- What the task requires: Stop after the line with "const change = values[values.length": repeat exactly every line before it, beginning with the first, and that line itself.

- Dataset records:
════════

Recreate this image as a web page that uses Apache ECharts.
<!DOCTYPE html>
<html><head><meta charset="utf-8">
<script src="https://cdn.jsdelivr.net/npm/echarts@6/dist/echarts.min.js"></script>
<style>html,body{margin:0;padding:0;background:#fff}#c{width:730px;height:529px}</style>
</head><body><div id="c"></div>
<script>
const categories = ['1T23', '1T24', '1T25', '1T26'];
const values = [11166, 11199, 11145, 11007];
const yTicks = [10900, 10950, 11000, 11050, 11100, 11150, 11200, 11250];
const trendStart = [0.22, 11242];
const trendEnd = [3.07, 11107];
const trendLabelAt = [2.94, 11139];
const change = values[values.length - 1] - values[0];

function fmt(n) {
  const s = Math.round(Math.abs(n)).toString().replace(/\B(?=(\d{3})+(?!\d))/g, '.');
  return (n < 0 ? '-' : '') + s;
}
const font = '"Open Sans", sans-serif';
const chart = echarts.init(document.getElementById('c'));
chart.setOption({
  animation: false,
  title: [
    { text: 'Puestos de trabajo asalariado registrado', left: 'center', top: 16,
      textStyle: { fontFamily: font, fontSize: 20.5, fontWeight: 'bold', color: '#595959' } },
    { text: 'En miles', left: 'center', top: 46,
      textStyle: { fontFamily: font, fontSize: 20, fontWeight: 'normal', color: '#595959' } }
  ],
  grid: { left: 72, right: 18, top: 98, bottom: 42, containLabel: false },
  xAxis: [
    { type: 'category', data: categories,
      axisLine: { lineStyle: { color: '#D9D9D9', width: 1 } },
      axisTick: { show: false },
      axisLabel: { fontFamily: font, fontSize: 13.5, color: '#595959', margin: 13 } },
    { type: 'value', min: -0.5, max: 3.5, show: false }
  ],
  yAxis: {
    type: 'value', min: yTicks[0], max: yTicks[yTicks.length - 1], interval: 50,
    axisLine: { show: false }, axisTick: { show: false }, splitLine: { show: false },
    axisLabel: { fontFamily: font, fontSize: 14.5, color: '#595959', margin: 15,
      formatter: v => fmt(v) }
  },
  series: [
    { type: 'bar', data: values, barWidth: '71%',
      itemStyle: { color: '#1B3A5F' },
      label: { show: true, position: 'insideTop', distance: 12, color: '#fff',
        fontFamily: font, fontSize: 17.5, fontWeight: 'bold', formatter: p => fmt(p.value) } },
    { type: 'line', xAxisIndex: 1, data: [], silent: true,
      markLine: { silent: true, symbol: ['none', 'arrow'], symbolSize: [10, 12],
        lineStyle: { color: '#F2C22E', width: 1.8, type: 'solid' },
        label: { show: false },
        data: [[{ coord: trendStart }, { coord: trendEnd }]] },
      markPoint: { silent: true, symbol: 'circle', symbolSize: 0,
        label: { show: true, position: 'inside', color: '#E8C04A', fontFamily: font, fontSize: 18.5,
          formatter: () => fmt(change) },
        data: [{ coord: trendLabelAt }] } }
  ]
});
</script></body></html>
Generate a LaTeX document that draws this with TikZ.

════════

- The completed task:
Recreate this image as a web page that uses Apache ECharts.
<!DOCTYPE html>
<html><head><meta charset="utf-8">
<script src="https://cdn.jsdelivr.net/npm/echarts@6/dist/echarts.min.js"></script>
<style>html,body{margin:0;padding:0;background:#fff}#c{width:730px;height:529px}</style>
</head><body><div id="c"></div>
<script>
const categories = ['1T23', '1T24', '1T25', '1T26'];
const values = [11166, 11199, 11145, 11007];
const yTicks = [10900, 10950, 11000, 11050, 11100, 11150, 11200, 11250];
const trendStart = [0.22, 11242];
const trendEnd = [3.07, 11107];
const trendLabelAt = [2.94, 11139];
const change = values[values.length - 1] - values[0];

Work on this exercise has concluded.